Geração E

Chega, a crise da meia-idade

No fundo, o Chega tornou-se num computador da função pública: ficámos sem anti-sistema

Na área dedicada à imprensa da 6ª Convenção do Chega, Ventura garantiu ser "radicalmente contra o despesismo do Estado". No púlpito, gastou 11,5 mil milhões de euros em 45 minutos de discurso. No passado, propunha acabar com o Ministério da Educação e entregar os edifícios das escolas a quem demonstrasse interesse neles. Agora, promete a recuperação do tempo de serviço aos professores. Afilia-se a anti-europeístas como Marine Le Pen e depois sugere que será Bruxelas a pagar a sua irrealista proposta para as pensões. Insinua que o PSD é uma espécie de PS, porém, é lá que vai angariar quadros.

André Ventura promete “limpar Portugal”. Faz sentido: alguns dos interessados no sucesso do Chega são obcecados com lavagens. Contudo, as limpezas são ineficazes se não se souber arrumar. E Ventura precisa de dar um jeitinho ao pensamento.
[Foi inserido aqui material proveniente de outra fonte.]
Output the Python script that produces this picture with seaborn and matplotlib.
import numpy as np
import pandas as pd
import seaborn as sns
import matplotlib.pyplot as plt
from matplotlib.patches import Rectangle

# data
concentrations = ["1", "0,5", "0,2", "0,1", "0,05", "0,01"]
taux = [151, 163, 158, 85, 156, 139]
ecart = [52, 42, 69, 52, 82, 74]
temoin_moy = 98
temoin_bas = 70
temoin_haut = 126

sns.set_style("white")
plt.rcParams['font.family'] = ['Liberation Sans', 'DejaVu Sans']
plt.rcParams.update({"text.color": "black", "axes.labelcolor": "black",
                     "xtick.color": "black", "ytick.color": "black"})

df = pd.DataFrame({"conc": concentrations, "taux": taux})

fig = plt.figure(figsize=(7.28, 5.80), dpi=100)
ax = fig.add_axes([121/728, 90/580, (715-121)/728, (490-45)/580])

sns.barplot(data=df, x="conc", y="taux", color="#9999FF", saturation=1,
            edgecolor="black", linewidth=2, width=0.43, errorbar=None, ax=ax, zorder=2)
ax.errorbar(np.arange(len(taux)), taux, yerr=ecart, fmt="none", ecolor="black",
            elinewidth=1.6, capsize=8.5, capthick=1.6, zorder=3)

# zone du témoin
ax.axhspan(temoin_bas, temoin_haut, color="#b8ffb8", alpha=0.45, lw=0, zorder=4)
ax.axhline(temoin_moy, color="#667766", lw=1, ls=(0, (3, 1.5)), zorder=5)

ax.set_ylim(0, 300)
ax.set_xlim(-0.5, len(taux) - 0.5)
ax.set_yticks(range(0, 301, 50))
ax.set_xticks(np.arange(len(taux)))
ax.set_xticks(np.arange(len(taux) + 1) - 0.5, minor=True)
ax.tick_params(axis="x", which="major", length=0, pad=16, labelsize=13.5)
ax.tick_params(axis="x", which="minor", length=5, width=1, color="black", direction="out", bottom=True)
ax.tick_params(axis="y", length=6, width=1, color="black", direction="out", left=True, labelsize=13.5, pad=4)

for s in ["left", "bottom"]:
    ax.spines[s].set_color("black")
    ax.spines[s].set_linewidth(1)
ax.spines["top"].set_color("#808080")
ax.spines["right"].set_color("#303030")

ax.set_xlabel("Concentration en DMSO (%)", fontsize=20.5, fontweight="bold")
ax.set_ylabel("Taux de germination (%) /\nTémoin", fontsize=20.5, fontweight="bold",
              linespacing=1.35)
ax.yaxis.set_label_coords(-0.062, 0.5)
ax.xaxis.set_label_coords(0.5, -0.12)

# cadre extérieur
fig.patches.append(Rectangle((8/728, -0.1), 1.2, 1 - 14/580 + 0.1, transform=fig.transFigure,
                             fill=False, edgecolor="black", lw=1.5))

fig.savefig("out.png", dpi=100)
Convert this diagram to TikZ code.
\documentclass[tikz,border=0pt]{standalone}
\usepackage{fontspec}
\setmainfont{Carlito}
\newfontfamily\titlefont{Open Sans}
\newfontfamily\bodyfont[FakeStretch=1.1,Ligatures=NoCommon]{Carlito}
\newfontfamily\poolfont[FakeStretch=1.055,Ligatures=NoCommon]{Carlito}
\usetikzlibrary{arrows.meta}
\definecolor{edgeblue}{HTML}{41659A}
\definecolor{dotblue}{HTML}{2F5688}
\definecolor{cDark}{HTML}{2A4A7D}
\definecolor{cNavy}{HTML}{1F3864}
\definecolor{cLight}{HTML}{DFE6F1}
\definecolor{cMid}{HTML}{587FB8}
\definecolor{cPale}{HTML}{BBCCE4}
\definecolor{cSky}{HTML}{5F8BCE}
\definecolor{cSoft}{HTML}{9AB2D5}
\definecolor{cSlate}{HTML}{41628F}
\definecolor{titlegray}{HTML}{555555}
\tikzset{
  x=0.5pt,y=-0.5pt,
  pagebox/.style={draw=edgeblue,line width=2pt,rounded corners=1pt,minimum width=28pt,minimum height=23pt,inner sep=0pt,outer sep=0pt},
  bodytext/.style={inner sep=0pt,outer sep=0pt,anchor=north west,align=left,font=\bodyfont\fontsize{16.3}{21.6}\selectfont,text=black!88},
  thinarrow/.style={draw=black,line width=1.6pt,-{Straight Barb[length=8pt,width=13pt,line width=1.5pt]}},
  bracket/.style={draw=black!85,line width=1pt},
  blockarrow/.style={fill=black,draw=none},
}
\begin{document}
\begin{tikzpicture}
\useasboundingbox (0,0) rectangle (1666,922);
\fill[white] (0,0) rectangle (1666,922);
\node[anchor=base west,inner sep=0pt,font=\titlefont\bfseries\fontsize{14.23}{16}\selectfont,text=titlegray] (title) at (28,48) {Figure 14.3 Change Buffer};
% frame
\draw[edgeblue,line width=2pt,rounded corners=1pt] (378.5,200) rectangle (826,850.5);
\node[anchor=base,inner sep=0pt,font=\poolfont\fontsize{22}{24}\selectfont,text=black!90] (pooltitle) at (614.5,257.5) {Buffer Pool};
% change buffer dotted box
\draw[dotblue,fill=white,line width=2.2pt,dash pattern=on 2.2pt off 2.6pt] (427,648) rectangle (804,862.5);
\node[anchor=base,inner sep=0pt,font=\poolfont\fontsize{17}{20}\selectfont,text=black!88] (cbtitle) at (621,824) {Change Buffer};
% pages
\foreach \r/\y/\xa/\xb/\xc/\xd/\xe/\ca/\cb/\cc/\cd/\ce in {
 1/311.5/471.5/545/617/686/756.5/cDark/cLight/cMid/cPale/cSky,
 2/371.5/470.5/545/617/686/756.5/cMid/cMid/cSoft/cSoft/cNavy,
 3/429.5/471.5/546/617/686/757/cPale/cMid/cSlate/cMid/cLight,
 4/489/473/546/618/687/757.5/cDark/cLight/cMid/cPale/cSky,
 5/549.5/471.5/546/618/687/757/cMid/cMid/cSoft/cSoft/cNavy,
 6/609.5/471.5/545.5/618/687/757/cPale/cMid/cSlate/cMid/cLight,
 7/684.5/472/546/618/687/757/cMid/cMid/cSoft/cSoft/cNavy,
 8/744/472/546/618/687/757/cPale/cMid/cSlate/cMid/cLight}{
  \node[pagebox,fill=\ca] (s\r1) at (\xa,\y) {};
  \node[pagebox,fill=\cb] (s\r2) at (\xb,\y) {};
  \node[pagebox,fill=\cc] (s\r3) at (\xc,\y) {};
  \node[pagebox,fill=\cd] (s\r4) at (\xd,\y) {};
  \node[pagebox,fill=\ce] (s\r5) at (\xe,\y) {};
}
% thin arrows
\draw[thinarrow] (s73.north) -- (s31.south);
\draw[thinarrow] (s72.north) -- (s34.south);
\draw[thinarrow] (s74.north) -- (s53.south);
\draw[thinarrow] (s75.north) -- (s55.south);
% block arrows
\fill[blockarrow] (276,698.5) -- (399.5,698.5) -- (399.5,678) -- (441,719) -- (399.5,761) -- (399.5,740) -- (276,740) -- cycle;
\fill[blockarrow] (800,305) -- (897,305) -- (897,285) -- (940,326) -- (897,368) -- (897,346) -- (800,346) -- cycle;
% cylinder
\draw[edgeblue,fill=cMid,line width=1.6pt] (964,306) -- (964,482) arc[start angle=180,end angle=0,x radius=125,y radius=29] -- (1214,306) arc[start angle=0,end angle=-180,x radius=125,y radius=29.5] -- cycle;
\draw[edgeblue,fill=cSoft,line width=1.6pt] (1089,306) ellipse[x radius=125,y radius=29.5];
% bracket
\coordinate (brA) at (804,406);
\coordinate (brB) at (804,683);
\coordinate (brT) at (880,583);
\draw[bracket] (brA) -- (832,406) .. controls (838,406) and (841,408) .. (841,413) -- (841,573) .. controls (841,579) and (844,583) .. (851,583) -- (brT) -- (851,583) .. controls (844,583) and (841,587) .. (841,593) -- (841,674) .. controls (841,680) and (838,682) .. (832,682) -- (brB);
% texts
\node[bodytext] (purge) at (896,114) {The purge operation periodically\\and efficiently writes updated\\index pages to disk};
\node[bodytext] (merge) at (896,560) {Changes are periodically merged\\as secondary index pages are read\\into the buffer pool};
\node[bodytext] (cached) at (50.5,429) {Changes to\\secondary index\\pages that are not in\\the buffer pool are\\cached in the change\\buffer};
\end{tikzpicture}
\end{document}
Ora “não haverá governo sem o Chega; ora “não será obstáculo a um governo de direita”; ora “estou pronto para ser primeiro-ministro”. No fundo, o Chega tornou-se num computador da função pública: ficámos sem anti-sistema.

Não foi por acaso que esta convenção foi organizada durante a vigência do mercado de transferências. A mais recente gabarolice injustificada do Chega é o facto de terem convertido alguns antigos militantes do PSD de quem nunca ninguém ouviu falar. Querem passar a ideia de que têm um projecto tão atrativo que há quem largue uma sólida carreira política num partido de poder para se juntar ao Chega.

A verdade é que são políticos que deixaram de ser relevantes ainda Ventura estava no seminário. Estão a querer fazer-nos acreditar que estas contratações constituem traições revolucionárias ao nível de João Vieira Pinto ou Simão Sabrosa, quando são meras mudanças de empregador ao estilo de Yannick Djaló ou Bruno Cortez.

André Ventura completou, nesta segunda-feira, 41 anos. Mas como o Chega é o André Ventura e André Ventura é o Chega, foi o partido que entrou na crise da meia-idade. Decidiu divorciar-se (das bandeiras fundacionais, como a castração química e a prisão perpétua); quer fingir que ainda é cool e sabe falar à jovem (entronizando Rita Matias como princesa herdeira do movimento); sente uma necessidade de tomar decisões financeiras que o podem levar à ruína (propostas no valor de 4,4% do PIB) e vive um dilema provocado pelo confronto entre a ânsia de encontrar um novo hobby (o sonho de governar) e o seu propósito de sempre (o protesto).

André, liga antes ao Pedro Nuno e pergunta-lhe por bons modelos de descapotáveis.